Al principio, cuando sin llegar a la
veintena quería mostrar mi obra a través de salones y concursos, como
explicación al sistemático rechazo aquellos que sabían me decían que el dibujo
era un arte menor, que debía despojar mi trabajo de tanto dibujo. Los escuché, ¿cómo no hacerlo?, y durante mucho tiempo me negué a “dibujar”. Aunque lo único que logré fue, pincel en
mano, seguir dibujando con pintura, de un modo muy tosco y rígido. Entonces pasaron
a criticar mi falta de plasticidad como causa de mis constantes
fracasos. No cuestiono todos los
rechazos de mis primeros años, mi trabajo era muy malo. Pero sigue doliéndome hoy, más de treinta
años después, que llamaran al dibujo “un arte menor” y me
enemistaran con él.
Reconoceré que eran tiempos en que lo no
figurativo y lo abstracto eran las estrellitas dominantes,
para pasar casi enseguida a un supuesto arte conceptual -a mi criterio-
decididamente estúpido y snob. Seguía yo
renegando del dibujo, aunque se colara en cualquier cosa que hiciera.
Recién ya empezados los 90 alguien con
buen criterio y absoluta buena fe me sugirió:
“¿Y si dibujás y postulás en esa disciplina?”. Nunca entenderá suficientemente esa persona lo
agradecida que le estaré siempre por el consejo. Dejé de lado prejuicios y temores a un arte
presuntamente menor y asumí mi identidad de dibujante. El primer primer premio que
obtuvo mi obra fue en dibujo.

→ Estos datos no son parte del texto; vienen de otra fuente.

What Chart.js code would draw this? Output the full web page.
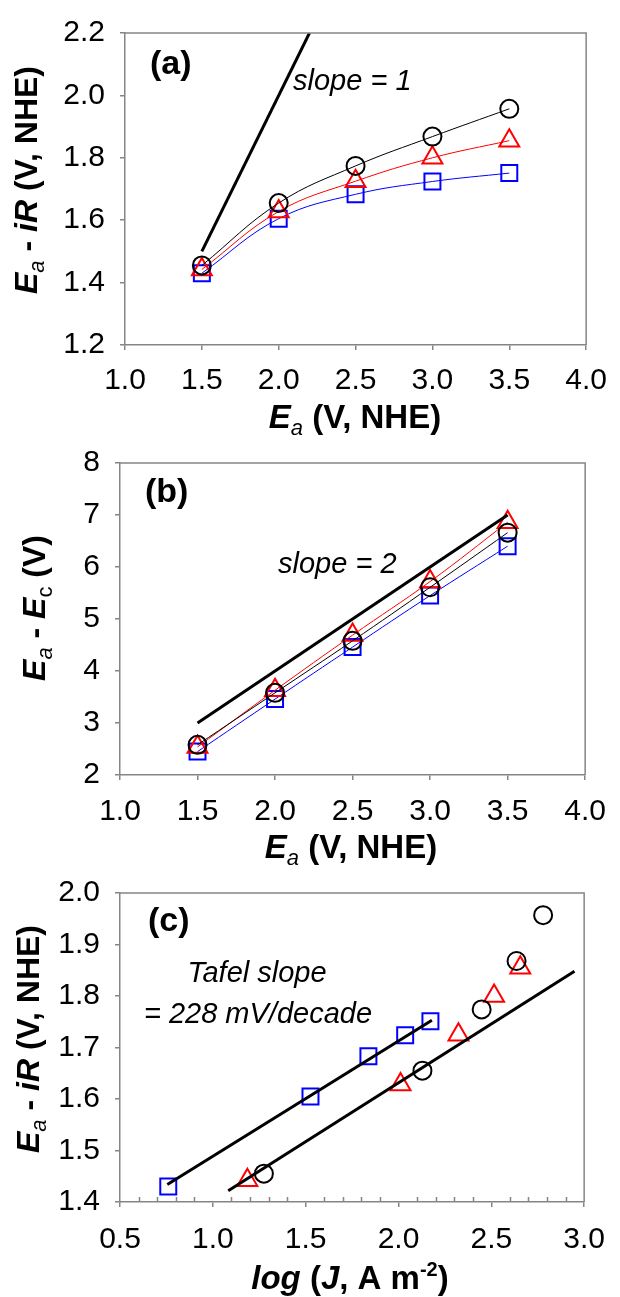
<!DOCTYPE html>
<html>
<head>
<meta charset="utf-8">
<script src="https://cdn.jsdelivr.net/npm/chart.js@4.4.1/dist/chart.umd.min.js"></script>
<style>
  html, body { margin: 0; padding: 0; background: #fff; }
  #wrap { position: relative; width: 620px; height: 1297px; }
  canvas { position: absolute; left: 0; }
  #chartA { top: 0; }
  #chartB { top: 430px; }
  #chartC { top: 860px; }
</style>
</head>
<body>
<div id="wrap">
  <canvas id="chartA" width="620" height="445"></canvas>
  <canvas id="chartB" width="620" height="445"></canvas>
  <canvas id="chartC" width="620" height="437"></canvas>
</div>
<script>
(function () {
    "use strict";

    // applied anode potential Ea (V, NHE)
    var eaApplied = [1.5, 2.0, 2.5, 3.0, 3.5];

    // Ea - iR (V, NHE), used in (a) and (c)
    var irCircle = [1.455, 1.655, 1.774, 1.868, 1.957];
    var irTriangle = [1.442, 1.628, 1.725, 1.800, 1.855];
    var irSquare = [1.430, 1.605, 1.683, 1.724, 1.751];

    // Ea - Ec (V), panel (b)
    var ecCircle = [2.58, 3.58, 4.58, 5.61, 6.66];
    var ecTriangle = [2.54, 3.63, 4.69, 5.72, 6.86];
    var ecSquare = [2.45, 3.46, 4.46, 5.45, 6.40];

    // log (J, A m-2), panel (c)
    var logJCircle = [1.275, 2.129, 2.448, 2.636, 2.779];
    var logJTriangle = [1.186, 2.011, 2.323, 2.515, 2.656];
    var logJSquare = [0.760, 1.526, 1.838, 2.036, 2.172];

    // guide lines
    var slope1X = [1.5, 2.2], slope1Y = [1.5, 2.2];
    var slope2X = [1.5, 3.5], slope2Y = [3.0, 7.0];
    var tafelUpX = [0.755, 2.180], tafelUpY = [1.434, 1.753];
    var tafelLoX = [1.083, 2.948], tafelLoY = [1.422, 1.848];

    // tick labels
    var eaTicks = [1.0, 1.5, 2.0, 2.5, 3.0, 3.5, 4.0];
    var irTicksA = [1.2, 1.4, 1.6, 1.8, 2.0, 2.2];
    var ecTicks = [2, 3, 4, 5, 6, 7, 8];
    var logJTicks = [0.5, 1.0, 1.5, 2.0, 2.5, 3.0];
    var irTicksC = [1.4, 1.5, 1.6, 1.7, 1.8, 1.9, 2.0];

    var FONT = '"Liberation Sans", Arial, Helvetica, sans-serif';
    var GRAY = '#858585';
    var TAG = 'bold 34px ' + FONT;
    var XB = 'bold 33px ' + FONT;
    var XIB = 'italic bold 33px ' + FONT;
    var YB = 'bold 32px ' + FONT;
    var YIB = 'italic bold 32px ' + FONT;
    var SUBI = 'italic 22px ' + FONT;
    var SUB = '22px ' + FONT;
    var ANN = 'italic 29px ' + FONT;

    function pts(xs, ys) {
        return xs.map(function (x, i) { return { x: x, y: ys[i] }; });
    }

    function series(xs, ys, color, style, radius, line) {
        return {
            data: pts(xs, ys),
            showLine: line,
            borderColor: color,
            borderWidth: 1,
            tension: 0.4,
            pointStyle: style,
            pointRadius: radius,
            pointBorderWidth: 2,
            pointBorderColor: color,
            pointBackgroundColor: 'rgba(0,0,0,0)'
        };
    }

    function guide(xs, ys) {
        return {
            data: pts(xs, ys),
            showLine: true,
            borderColor: '#000',
            borderWidth: 3,
            pointRadius: 0,
            tension: 0
        };
    }

    function axis(min, max, ticks, size, pad, digits) {
        return {
            type: 'linear',
            min: min,
            max: max,
            afterBuildTicks: function (s) {
                s.ticks = ticks.map(function (v) { return { value: v }; });
            },
            afterFit: function (s) {
                if (s.isHorizontal()) { s.height = size; } else { s.width = size; }
            },
            grid: { drawOnChartArea: false, tickLength: 5, color: GRAY, lineWidth: 1.5 },
            border: { color: GRAY, width: 1.5 },
            ticks: {
                color: '#000',
                autoSkip: false,
                maxRotation: 0,
                padding: pad,
                font: { family: FONT, size: 30 },
                callback: function (v) { return v.toFixed(digits); }
            }
        };
    }

    // rich text: runs of [text, font, dy]
    function drawRuns(ctx, it) {
        ctx.save();
        ctx.translate(it.x, it.y);
        if (it.rot) { ctx.rotate(it.rot); }
        ctx.textBaseline = 'alphabetic';
        ctx.textAlign = 'left';
        ctx.fillStyle = '#000';
        var total = 0;
        it.runs.forEach(function (r) { ctx.font = r[1]; total += ctx.measureText(r[0]).width; });
        var cx = it.align === 'center' ? -total / 2 : 0;
        it.runs.forEach(function (r) {
            ctx.font = r[1];
            ctx.fillText(r[0], cx, r[2] || 0);
            cx += ctx.measureText(r[0]).width;
        });
        ctx.restore();
    }

    function decor(items, minor) {
        return {
            id: 'decor',
            afterDraw: function (chart) {
                var ctx = chart.ctx;
                var a = chart.chartArea;
                ctx.save();
                ctx.strokeStyle = GRAY;
                ctx.lineWidth = 1.5;
                ctx.beginPath();
                ctx.moveTo(a.left, a.top);
                ctx.lineTo(a.right, a.top);
                ctx.lineTo(a.right, a.bottom);
                ctx.stroke();
                if (minor) {
                    var xs = chart.scales.x;
                    ctx.beginPath();
                    for (var i = 6; i < 30; i++) {
                        if (i % 5 === 0) { continue; }
                        var px = Math.round(xs.getPixelForValue(i / 10)) + 0.5;
                        ctx.moveTo(px, a.bottom);
                        ctx.lineTo(px, a.bottom - 5);
                    }
                    ctx.stroke();
                }
                ctx.restore();
                items.forEach(function (it) { drawRuns(ctx, it); });
            }
        };
    }

    function makeChart(id, datasets, xAxis, yAxis, padding, plugin) {
        return new Chart(document.getElementById(id), {
            type: 'scatter',
            data: { datasets: datasets },
            options: {
                responsive: false,
                animation: false,
                devicePixelRatio: 1,
                layout: { padding: padding },
                plugins: { legend: { display: false }, tooltip: { enabled: false } },
                scales: { x: xAxis, y: yAxis }
            },
            plugins: [plugin]
        });
    }

    var eaTitle = [['E', XIB], ['a', SUBI, 7], [' (V, NHE)', XB]];
    var irTitle = [['E', YIB], ['a', SUBI, 7], [' - ', YB], ['iR', YIB], [' (V, NHE)', YB]];

    // (a)
    makeChart('chartA', [
        guide(slope1X, slope1Y),
        series(eaApplied, irCircle, '#000', 'circle', 9, true),
        series(eaApplied, irTriangle, '#ff0000', 'triangle', 11.5, true),
        series(eaApplied, irSquare, '#0000ff', 'rect', 11.3, true)
    ], axis(1.0, 4.0, eaTicks, 100, 13, 1), axis(1.2, 2.2, irTicksA, 125, 15, 1),
        { top: 25, right: 22, left: 0, bottom: 0 },
        decor([
            { x: 150, y: 74, runs: [['(a)', TAG]] },
            { x: 293, y: 90, runs: [['slope = 1', ANN]] },
            { x: 355, y: 428, align: 'center', runs: eaTitle },
            { x: 37, y: 180, align: 'center', rot: -Math.PI / 2, runs: irTitle }
        ], false));

    // (b)
    makeChart('chartB', [
        guide(slope2X, slope2Y),
        series(eaApplied, ecCircle, '#000', 'circle', 9, true),
        series(eaApplied, ecTriangle, '#ff0000', 'triangle', 11.5, true),
        series(eaApplied, ecSquare, '#0000ff', 'rect', 11.3, true)
    ], axis(1.0, 4.0, eaTicks, 100, 14, 1), axis(2, 8, ecTicks, 120, 15, 0),
        { top: 24, right: 26, left: 0, bottom: 0 },
        decor([
            { x: 145, y: 72, runs: [['(b)', TAG]] },
            { x: 278, y: 143, runs: [['slope = 2', ANN]] },
            { x: 351, y: 428, align: 'center', runs: eaTitle },
            { x: 45, y: 178, align: 'center', rot: -Math.PI / 2,
              runs: [['E', YIB], ['a', SUBI, 7], [' - ', YB], ['E', YIB], ['c', SUB, 7], [' (V)', YB]] }
        ], false));

    // (c)
    makeChart('chartC', [
        guide(tafelUpX, tafelUpY),
        guide(tafelLoX, tafelLoY),
        series(logJCircle, irCircle, '#000', 'circle', 9, false),
        series(logJTriangle, irTriangle, '#ff0000', 'triangle', 11.5, false),
        series(logJSquare, irSquare, '#0000ff', 'rect', 11.3, false)
    ], axis(0.5, 3.0, logJTicks, 95, 15, 1), axis(1.4, 2.0, irTicksC, 120, 15, 1),
        { top: 21, right: 25, left: 0, bottom: 0 },
        decor([
            { x: 148, y: 71, runs: [['(c)', TAG]] },
            { x: 257, y: 122, align: 'center', runs: [['Tafel slope', ANN]] },
            { x: 258, y: 163, align: 'center', runs: [['= 228 mV/decade', ANN]] },
            { x: 350, y: 429, align: 'center',
              runs: [['log', XIB], [' (', XB], ['J', XIB], [', A m', XB], ['-2', 'bold 20px ' + FONT, -13], [')', XB]] },
            { x: 39, y: 179, align: 'center', rot: -Math.PI / 2, runs: irTitle }
        ], true));
})();
</script>
</body>
</html>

De ser
siempre rechazada en las preselecciones a entrar y ser premiada sólo por
aceptar el placer de dibujar. Somos lo
que somos, cuanto antes nos hagamos cargo más simple se vuelve el destino que
nos toca.
Femeneidad Reprimida
De allá para acá, dibujamos sin
pudor. Y jugamos, claro, con mixturas
varias, con cierta tendencia a la irreverencia y al exceso. Pero dibujamos. Dibujamos siempre.